In sequential games, a series of decisions are made, the outcome of each of which affects successive possibilities. In game theory, the analysis of sequential games is of great interest because they usually model reality better than simultaneous games: producers will usually observe demand before deciding how much output to produce, duopolists will observe each other’s decisions before dumping more goods in the market, etc. For example, let’s examine the decision a company faces when trying to break a market which is currently a monopoly. Sequential games are represented through decision trees, with successive nodes at each decision point:
The game represented in this decision tree shows firm 1 choosing whether to compete in a monopolistic market or not. As there are no existing competitors in the market, should they choose not to enter, its payoff will be zero and the existing monopoly will have a payoff of two. However, if firm 1 chooses to enter we reach node two, where the second decision must be made by the challenged player (the monopoly), whether to accommodate the new competitor or fight back to try and block its entry. In this particular example, if they choose to fight, both players will have a payoff of -1, whereas if the monopoly decides to accommodate the new player, our monopoly becomes a duopoly and the resulting drop in prices creates larger market demand, meaning that the existing company will still receive a payoff of one and the new player a payoff of two.
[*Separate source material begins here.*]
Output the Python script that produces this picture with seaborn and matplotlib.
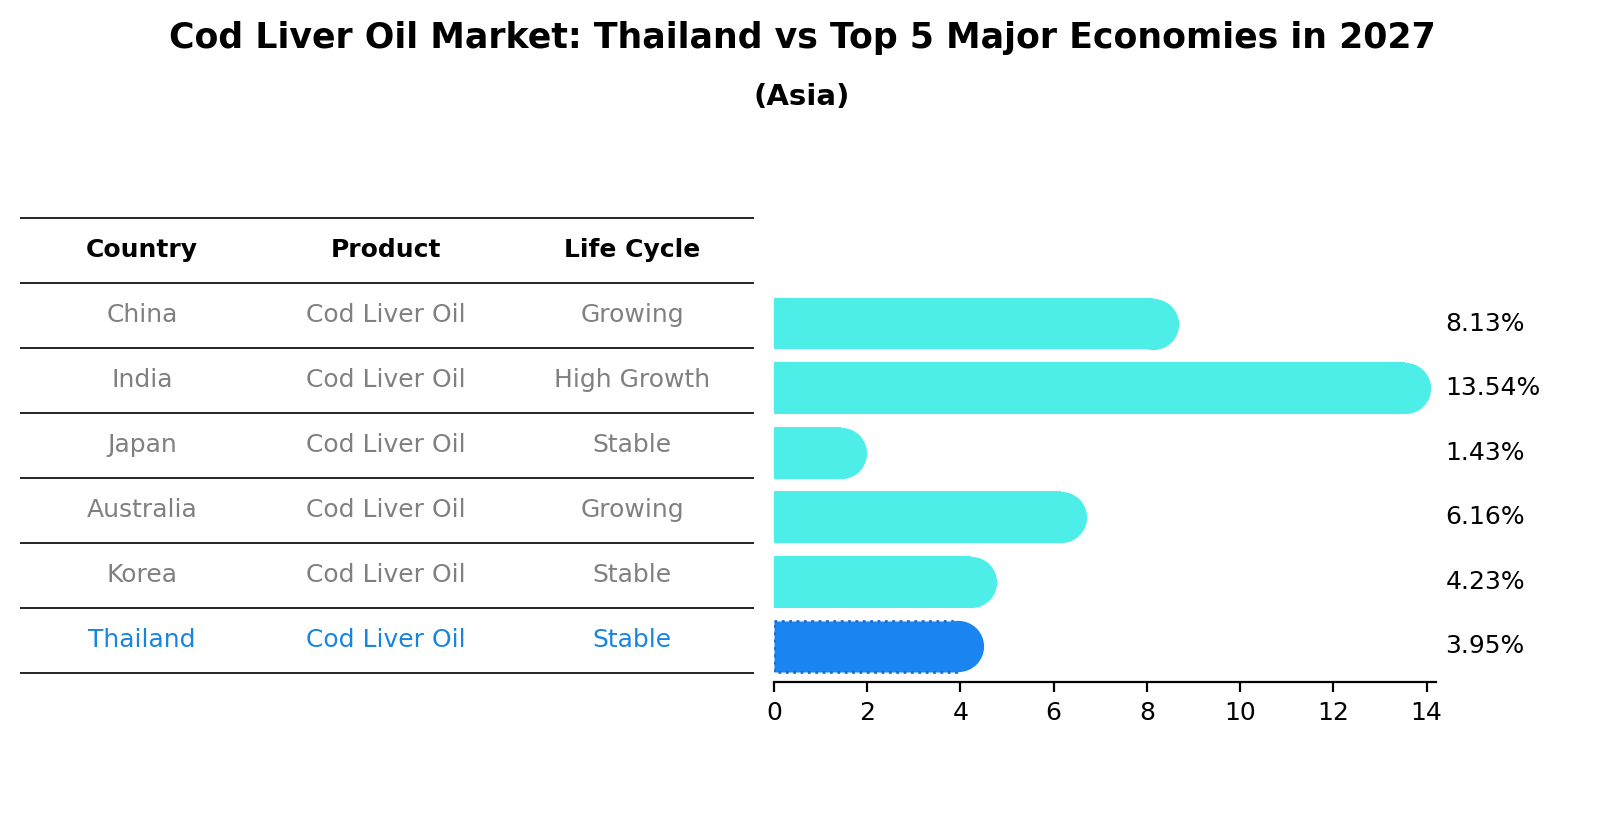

So, what can we assume will happen? We assume that both players dispose of complete and perfect information. They have both carried out a thorough market study and know the consequences of each outcome. In that case, what they can do is work backwards to know what the competition will do. If firm 1 enters the market, player 2 has no reason to fight back, as its payoff will suffer by two points. This means that player 2 knows what the outcome will be if they choose to enter, so all they have to do is choose between a payoff of two if the new firm enters the market or zero if it doesn’t. In this case, it is pretty clear what the outcome will be. The game would change again, of course, if successive nodes were introduced, where fighting could again flip the tables.